Por JOSÉ RAIMUNDO TRINDADE*

A contradição entre o discurso de proteção ambiental e os limites da economia capitalista

Nos últimos anos se reforçou o mais que necessário discurso ambientalista. Muito recentemente se realizaram conferências internacionais que, função da atual disputa política que enfrentamos, colocou o discurso de uma autoridade brasileira em primeiro plano ao nível mundial. O discurso do presidente Lula em Belém, principal cidade amazônica e exemplo das contradições do capitalismo periférico brasileiro, pode ser inicialmente citado neste texto, seja para tratar das dificuldades que temos pela frente, seja pela esperança otimista que esse velho dirigente social nos possibilita.

Para o presidente Luiz Inácio Lula da Silva a “Amazônia não é e não pode ser tratada como um grande depósito de riquezas. Ela é uma incubadora de conhecimentos e tecnologias que mal começamos a dimensionar”.[i] O discurso do presidente está em tudo correto, o que seria um gigantesco bioma com diversidade e lógica ambiental tão necessários a humanidade dos séculos XXI e XXII não pode se reduzir a um almoxarife de produtos minerais e grãos fornecidos no “delivery Brasil”.
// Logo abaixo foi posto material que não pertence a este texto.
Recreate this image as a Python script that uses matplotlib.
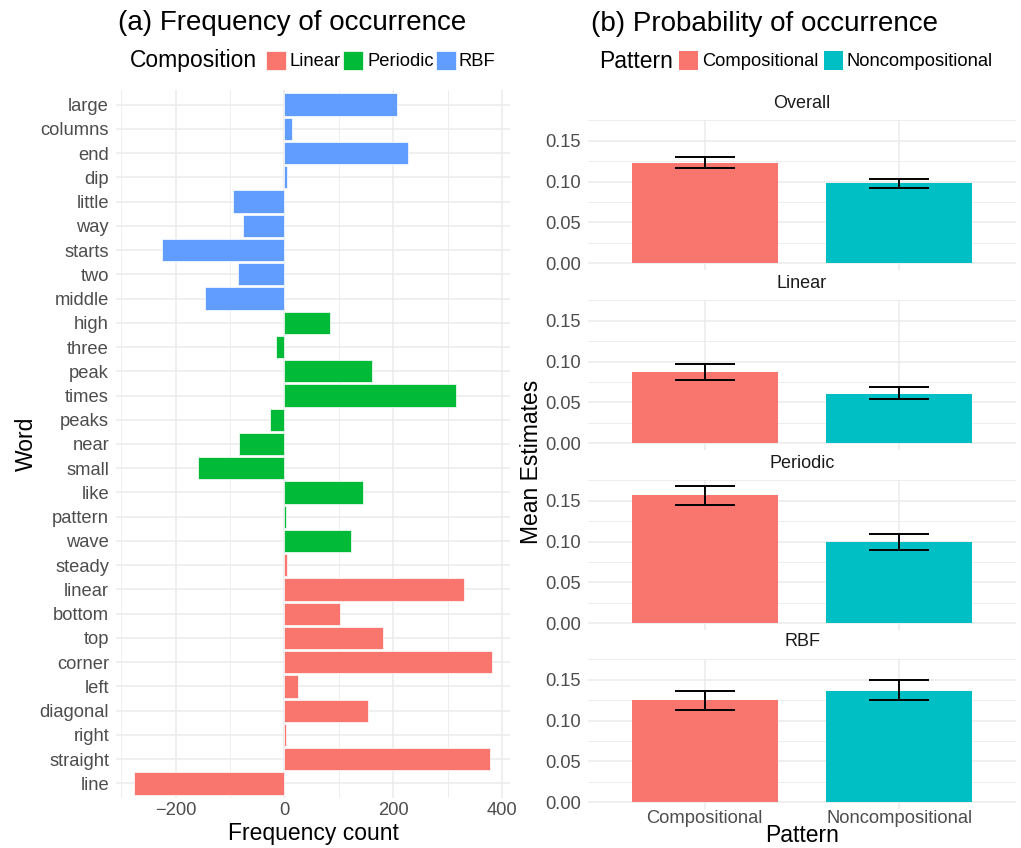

Neste artigo me utilizarei de publicações acadêmicas que desenvolvi que demonstram a contradição entre o discurso de proteção ambiental e os limites da economia capitalista. O discurso da racionalidade capitalista relaciona a possibilidade de continuidade do capitalismo e a atenuação das contradições, inclusive ambientais, algo que passa a ser formulado no em torno dos discursos de “sustentabilidade ambiental” e de “empreendedorismo verde”.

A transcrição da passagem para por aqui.